--- start of RECORD EXCERPTS ---

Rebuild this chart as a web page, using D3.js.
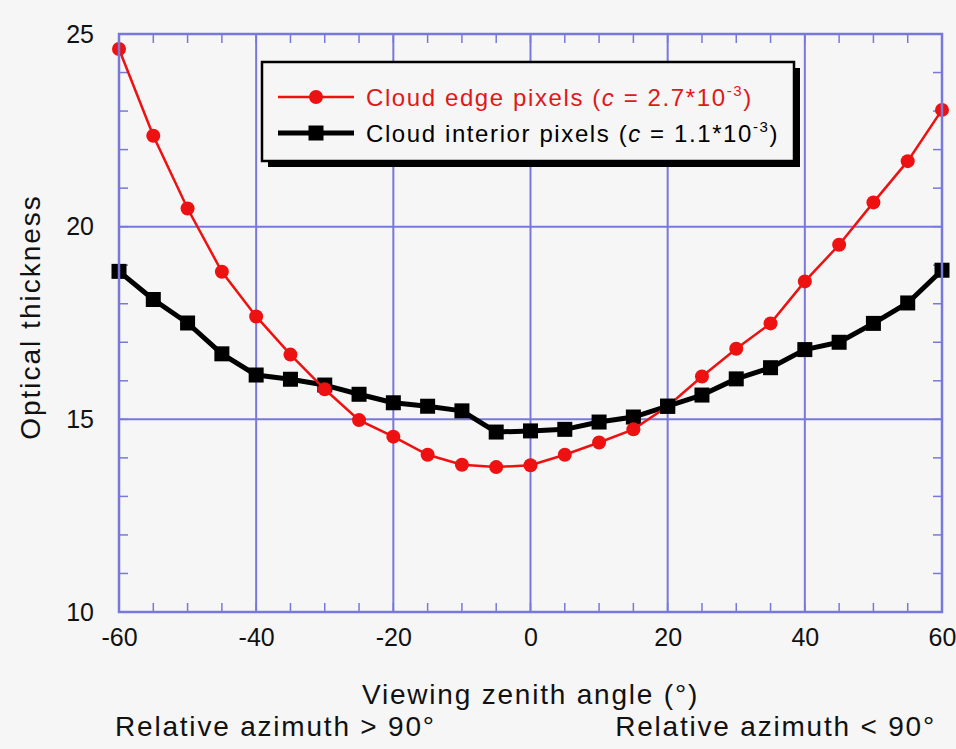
<!DOCTYPE html>
<html>
<head>
<meta charset="utf-8">
<script src="https://cdn.jsdelivr.net/npm/d3@7"></script>
<style>
  body { margin: 0; background: #f6f6f6; }
  svg { display: block; }
  text { font-family: "Liberation Sans", Arial, sans-serif; fill: #111; }
</style>
</head>
<body>
<svg id="chart"></svg>
<script>
var angles = [-60, -55, -50, -45, -40, -35, -30, -25, -20, -15, -10, -5, 0,
              5, 10, 15, 20, 25, 30, 35, 40, 45, 50, 55, 60];
var edgeValues = [24.61, 22.36, 20.47, 18.83, 17.67, 16.68, 15.78, 14.98, 14.55, 14.08, 13.82, 13.76, 13.81,
                  14.08, 14.40, 14.74, 15.34, 16.11, 16.83, 17.49, 18.58, 19.53, 20.63, 21.70, 23.03];
var interiorValues = [18.84, 18.11, 17.50, 16.70, 16.15, 16.04, 15.89, 15.65, 15.43, 15.34, 15.22, 14.67, 14.70,
                      14.74, 14.93, 15.06, 15.34, 15.63, 16.05, 16.34, 16.81, 17.00, 17.49, 18.02, 18.87];
var xTicks = [-60, -40, -20, 0, 20, 40, 60];
var yTicks = [10, 15, 20, 25];
var legendLabels = ["Cloud edge pixels (", "Cloud interior pixels ("];
var legendC = ["2.7*10", "1.1*10"];

var width = 956, height = 749;
var margin = {top: 34, right: 14, bottom: 137, left: 119};
var innerW = width - margin.left - margin.right,
    innerH = height - margin.top - margin.bottom;
var gridColor = "#7878dc";

var svg = d3.select("#chart").attr("width", width).attr("height", height);
var g = svg.append("g").attr("transform", "translate(" + margin.left + "," + margin.top + ")");

var x = d3.scaleLinear().domain([-60, 60]).range([0, innerW]);
var y = d3.scaleLinear().domain([10, 25]).range([innerH, 0]);

// grid
g.selectAll(".vgrid").data(xTicks).enter().append("line")
  .attr("x1", function(d){ return x(d); }).attr("x2", function(d){ return x(d); })
  .attr("y1", 0).attr("y2", innerH)
  .attr("stroke", gridColor).attr("stroke-width", 2);
g.selectAll(".hgrid").data(yTicks).enter().append("line")
  .attr("y1", function(d){ return y(d); }).attr("y2", function(d){ return y(d); })
  .attr("x1", 0).attr("x2", innerW)
  .attr("stroke", gridColor).attr("stroke-width", 2);

// minor ticks, inward on all four sides
var xMinor = d3.range(-60, 61, 5), yMinor = d3.range(10, 26, 1);
[innerH, 0].forEach(function(yy, i) {
  g.selectAll(".xm" + i).data(xMinor).enter().append("line")
    .attr("x1", function(d){ return x(d); }).attr("x2", function(d){ return x(d); })
    .attr("y1", yy).attr("y2", i === 0 ? yy - 9 : yy + 9)
    .attr("stroke", gridColor).attr("stroke-width", 1.5);
});
[0, innerW].forEach(function(xx, i) {
  g.selectAll(".ym" + i).data(yMinor).enter().append("line")
    .attr("y1", function(d){ return y(d); }).attr("y2", function(d){ return y(d); })
    .attr("x1", xx).attr("x2", i === 0 ? xx + 9 : xx - 9)
    .attr("stroke", gridColor).attr("stroke-width", 1.5);
});

// tick labels via axes (plain hyphen minus like the original)
var fmt = function(d){ return String(d); };
var xAxis = g.append("g").attr("transform", "translate(0," + innerH + ")")
  .call(d3.axisBottom(x).tickValues(xTicks).tickFormat(fmt).tickSize(0).tickPadding(16));
var yAxis = g.append("g")
  .call(d3.axisLeft(y).tickValues(yTicks).tickFormat(fmt).tickSize(0).tickPadding(25));
[xAxis, yAxis].forEach(function(a) {
  a.select(".domain").remove();
  a.selectAll("text").style("font-size", "25px").attr("fill", "#111");
});

// lines
var line = function(vals) {
  return d3.line().x(function(d, i){ return x(angles[i]); }).y(function(d){ return y(d); })(vals);
};
g.append("path").attr("d", line(interiorValues))
  .attr("fill", "none").attr("stroke", "#000").attr("stroke-width", 5).attr("stroke-linejoin", "round");
g.selectAll(".sq").data(interiorValues).enter().append("rect")
  .attr("x", function(d, i){ return x(angles[i]) - 7.5; })
  .attr("y", function(d){ return y(d) - 7.5; })
  .attr("width", 15).attr("height", 15).attr("fill", "#000");

g.append("path").attr("d", line(edgeValues))
  .attr("fill", "none").attr("stroke", "#ee1111").attr("stroke-width", 2.5);
g.selectAll(".dot").data(edgeValues).enter().append("circle")
  .attr("cx", function(d, i){ return x(angles[i]); })
  .attr("cy", function(d){ return y(d); })
  .attr("r", 7).attr("fill", "#ee1111");

// interior marker at 20 sits on top of the red one in the original
g.append("rect")
  .attr("x", x(angles[16]) - 7.5).attr("y", y(interiorValues[16]) - 7.5)
  .attr("width", 15).attr("height", 15).attr("fill", "#000");

// frame
g.append("rect").attr("width", innerW).attr("height", innerH)
  .attr("fill", "none").attr("stroke", gridColor).attr("stroke-width", 2.5);

// legend
var lg = svg.append("g").attr("transform", "translate(262,62)");
lg.append("rect").attr("x", 6).attr("y", 6).attr("width", 532).attr("height", 99).attr("fill", "#000");
lg.append("rect").attr("x", 0).attr("y", 0).attr("width", 532).attr("height", 99)
  .attr("fill", "#f6f6f6").attr("stroke", "#000").attr("stroke-width", 2.5);
var colors = ["#e01818", "#000"];
[0, 1].forEach(function(i) {
  var yy = 35 + i * 36;
  lg.append("line").attr("x1", 16).attr("x2", 92).attr("y1", yy).attr("y2", yy)
    .attr("stroke", i === 0 ? "#ee1111" : "#000").attr("stroke-width", i === 0 ? 2.5 : 5);
  if (i === 0) {
    lg.append("circle").attr("cx", 54).attr("cy", yy).attr("r", 7).attr("fill", "#ee1111");
  } else {
    lg.append("rect").attr("x", 46.5).attr("y", yy - 7.5).attr("width", 15).attr("height", 15).attr("fill", "#000");
  }
  var t = lg.append("text").attr("x", 104).attr("y", yy + 9).style("font-size", "24px")
    .style("letter-spacing", "1.6px").style("fill", colors[i]);
  t.append("tspan").text(legendLabels[i]);
  t.append("tspan").style("font-style", "italic").text("c");
  t.append("tspan").text(" = " + legendC[i]);
  t.append("tspan").attr("dy", -10).style("font-size", "15px").text("-3");
  t.append("tspan").attr("dy", 10).text(")");
});

// axis titles
svg.append("text").attr("text-anchor", "middle")
  .attr("transform", "translate(40," + (margin.top + innerH / 2 - 6) + ")rotate(-90)")
  .style("font-size", "28px").style("letter-spacing", "2px").text("Optical thickness");
svg.append("text").attr("text-anchor", "middle")
  .attr("x", margin.left + innerW / 2).attr("y", 704)
  .style("font-size", "28px").style("letter-spacing", "1.8px").text("Viewing zenith angle (°)");
svg.append("text").attr("text-anchor", "start")
  .attr("x", 115).attr("y", 736)
  .style("font-size", "28px").style("letter-spacing", "1.8px").text("Relative azimuth > 90°");
svg.append("text").attr("text-anchor", "end")
  .attr("x", 936).attr("y", 736)
  .style("font-size", "28px").style("letter-spacing", "1.8px").text("Relative azimuth < 90°");
</script>
</body>
</html>
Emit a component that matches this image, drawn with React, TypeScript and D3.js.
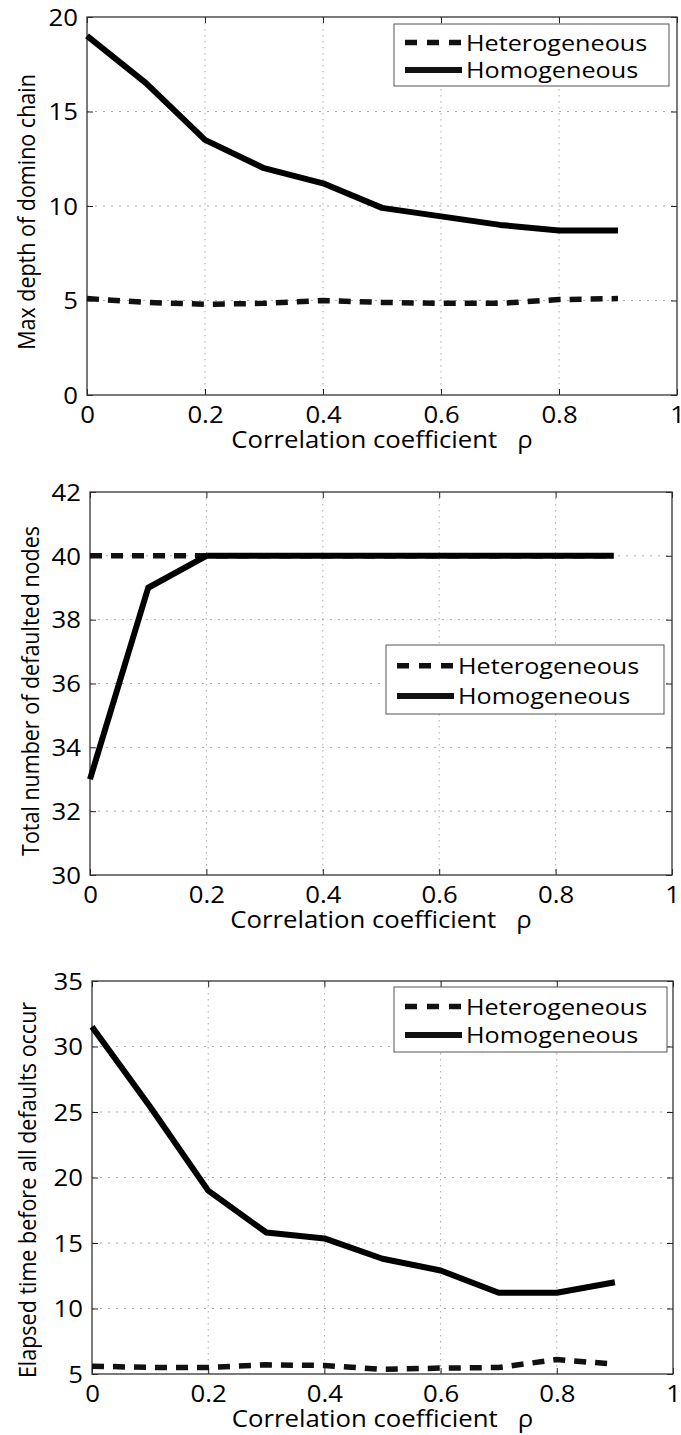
import React, { useEffect, useRef } from "react";
import * as d3 from "d3";

// correlation coefficient rho on the x axis
const rho = [0, 0.1, 0.2, 0.3, 0.4, 0.5, 0.6, 0.7, 0.8, 0.9];
const xTicks = [0, 0.2, 0.4, 0.6, 0.8, 1];
const legendLabels = ["Heterogeneous", "Homogeneous"];

// panel 1: max depth of domino chain
const depthHetero = [5.1, 4.9, 4.8, 4.85, 5.0, 4.9, 4.85, 4.85, 5.05, 5.1];
const depthHomo = [19.0, 16.5, 13.5, 12.0, 11.2, 9.9, 9.45, 9.0, 8.7, 8.7];
const depthTicks = [0, 5, 10, 15, 20];

// panel 2: total number of defaulted nodes
const defaultedHetero = [40, 40, 40, 40, 40, 40, 40, 40, 40, 40];
const defaultedHomo = [33, 39, 40, 40, 40, 40, 40, 40, 40, 40];
const defaultedTicks = [30, 32, 34, 36, 38, 40, 42];

// panel 3: elapsed time before all defaults occur
const elapsedHetero = [5.6, 5.5, 5.5, 5.7, 5.65, 5.35, 5.45, 5.5, 6.1, 5.75];
const elapsedHomo = [31.5, 25.4, 19.0, 15.8, 15.35, 13.8, 12.9, 11.2, 11.2, 12.0];
const elapsedTicks = [5, 10, 15, 20, 25, 30, 35];

const FONT = "'Open Sans', 'DejaVu Sans', sans-serif";
const SX = 1.12; // the figure is a bit stretched sideways

const panels = [
  {
    yLabel: "Max depth of domino chain",
    hetero: depthHetero, homo: depthHomo, yTicks: depthTicks,
    left: 87, right: 677, top: 17, bottom: 395,
    legend: { x: 394, y: 24, w: 275, h: 62 },
    yLabelX: 35, yLabelY: 212,
  },
  {
    yLabel: "Total number of defaulted nodes",
    hetero: defaultedHetero, homo: defaultedHomo, yTicks: defaultedTicks,
    left: 90, right: 672, top: 492, bottom: 875,
    legend: { x: 386, y: 645, w: 278, h: 69 },
    yLabelX: 39, yLabelY: 691,
  },
  {
    yLabel: "Elapsed time before all defaults occur",
    hetero: elapsedHetero, homo: elapsedHomo, yTicks: elapsedTicks,
    left: 92, right: 673, top: 981, bottom: 1374,
    legend: { x: 394, y: 987, w: 273, h: 65 },
    yLabelX: 36, yLabelY: 1190,
  },
];

const App = () => {
  const svgRef = useRef<SVGSVGElement>(null);

  useEffect(() => {
    document.body.style.margin = "0";
    const svg = d3.select(svgRef.current);
    svg.selectAll("*").remove();

    panels.forEach((p) => {
      const x = d3.scaleLinear().domain([0, 1]).range([p.left, p.right]);
      const y = d3.scaleLinear()
        .domain([p.yTicks[0], p.yTicks[p.yTicks.length - 1]])
        .range([p.bottom, p.top]);
      const g = svg.append("g").attr("font-family", FONT);

      // dotted grid
      g.append("g").selectAll("line")
        .data(xTicks.slice(1, -1))
        .join("line")
        .attr("x1", (d) => x(d)).attr("x2", (d) => x(d))
        .attr("y1", p.top).attr("y2", p.bottom)
        .attr("stroke", "#aaa")
        .attr("stroke-dasharray", "1.5,4.5");
      g.append("g").selectAll("line")
        .data(p.yTicks.slice(1, -1))
        .join("line")
        .attr("x1", p.left).attr("x2", p.right)
        .attr("y1", (d) => y(d)).attr("y2", (d) => y(d))
        .attr("stroke", "#aaa")
        .attr("stroke-dasharray", "2,6");

      // axes, ticks pointing inward on all sides
      const bottomAxis = g.append("g")
        .attr("transform", `translate(0,${p.bottom})`)
        .call(d3.axisBottom(x).tickValues(xTicks).tickSizeInner(-6).tickSizeOuter(0).tickFormat(d3.format("~g")));
      const leftAxis = g.append("g")
        .attr("transform", `translate(${p.left},0)`)
        .call(d3.axisLeft(y).tickValues(p.yTicks).tickSizeInner(-6).tickSizeOuter(0).tickFormat(d3.format("~g")));
      const topAxis = g.append("g")
        .attr("transform", `translate(0,${p.top})`)
        .call(d3.axisTop(x).tickValues(xTicks).tickSizeInner(-6).tickSizeOuter(0).tickFormat(() => ""));
      const rightAxis = g.append("g")
        .attr("transform", `translate(${p.right},0)`)
        .call(d3.axisRight(y).tickValues(p.yTicks).tickSizeInner(-6).tickSizeOuter(0).tickFormat(() => ""));

      [bottomAxis, leftAxis, topAxis, rightAxis].forEach((a) => {
        a.select(".domain").remove();
        a.attr("font-family", FONT).attr("font-size", 23).attr("color", "#222");
      });
      bottomAxis.selectAll("text")
        .attr("y", 28).attr("dy", 0)
        .attr("fill", "#000")
        .attr("transform", `scale(${SX},1)`);
      leftAxis.selectAll("text")
        .attr("x", -9 / SX).attr("dy", "0.36em")
        .attr("fill", "#000")
        .attr("transform", `scale(${SX},1)`);

      // box
      g.append("rect")
        .attr("x", p.left).attr("y", p.top)
        .attr("width", p.right - p.left).attr("height", p.bottom - p.top)
        .attr("fill", "none").attr("stroke", "#333").attr("stroke-width", 1.3);

      // series
      const line = d3.line<number>()
        .x((d, i) => x(rho[i]))
        .y((d) => y(d));
      g.append("path")
        .datum(p.hetero)
        .attr("d", line)
        .attr("fill", "none").attr("stroke", "#111")
        .attr("stroke-width", 5.5)
        .attr("stroke-dasharray", "12,9");
      g.append("path")
        .datum(p.homo)
        .attr("d", line)
        .attr("fill", "none").attr("stroke", "#000")
        .attr("stroke-width", 6)
        .attr("stroke-linejoin", "round");

      // legend
      const lg = g.append("g").attr("transform", `translate(${p.legend.x},${p.legend.y})`);
      lg.append("rect")
        .attr("width", p.legend.w).attr("height", p.legend.h)
        .attr("fill", "#fff").attr("stroke", "#555").attr("stroke-width", 1);
      legendLabels.forEach((lab, i) => {
        const cy = p.legend.h * (i === 0 ? 0.3 : 0.74);
        lg.append("line")
          .attr("x1", 11).attr("x2", 68).attr("y1", cy).attr("y2", cy)
          .attr("stroke", "#111").attr("stroke-width", i === 0 ? 5.5 : 6)
          .attr("stroke-dasharray", i === 0 ? "12,10" : null);
        lg.append("text")
          .attr("transform", `translate(72,${cy}) scale(${SX},1)`)
          .attr("dy", "0.36em")
          .attr("font-size", 22.5)
          .attr("fill", "#000")
          .text(lab);
      });

      // axis titles
      g.append("text")
        .attr("transform", `translate(${(p.left + p.right) / 2},${p.bottom + 53}) scale(${SX},1)`)
        .attr("text-anchor", "middle")
        .attr("font-size", 23)
        .attr("fill", "#000")
        .text("Correlation coefficient\u00a0\u00a0\u00a0ρ");
      g.append("text")
        .attr("transform", `translate(${p.yLabelX},${p.yLabelY}) rotate(-90) scale(1,${SX})`)
        .attr("text-anchor", "middle")
        .attr("font-size", 21.5)
        .attr("fill", "#000")
        .text(p.yLabel);
    });
  }, []);

  return (
    <svg ref={svgRef} width={681} height={1435} style={{ display: "block", background: "#fff" }} />
  );
};

export default App;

--- end of RECORD EXCERPTS ---

AIM OF THE EXERCISE.
Give again, word for word, only the lines starting at the line with "Emit a component" and ending at the line with "import * as", keeping both end lines; pictures stay out.

RESULT OF THE EXERCISE.
Emit a component that matches this image, drawn with React, TypeScript and D3.js.
import React, { useEffect, useRef } from "react";
import * as d3 from "d3";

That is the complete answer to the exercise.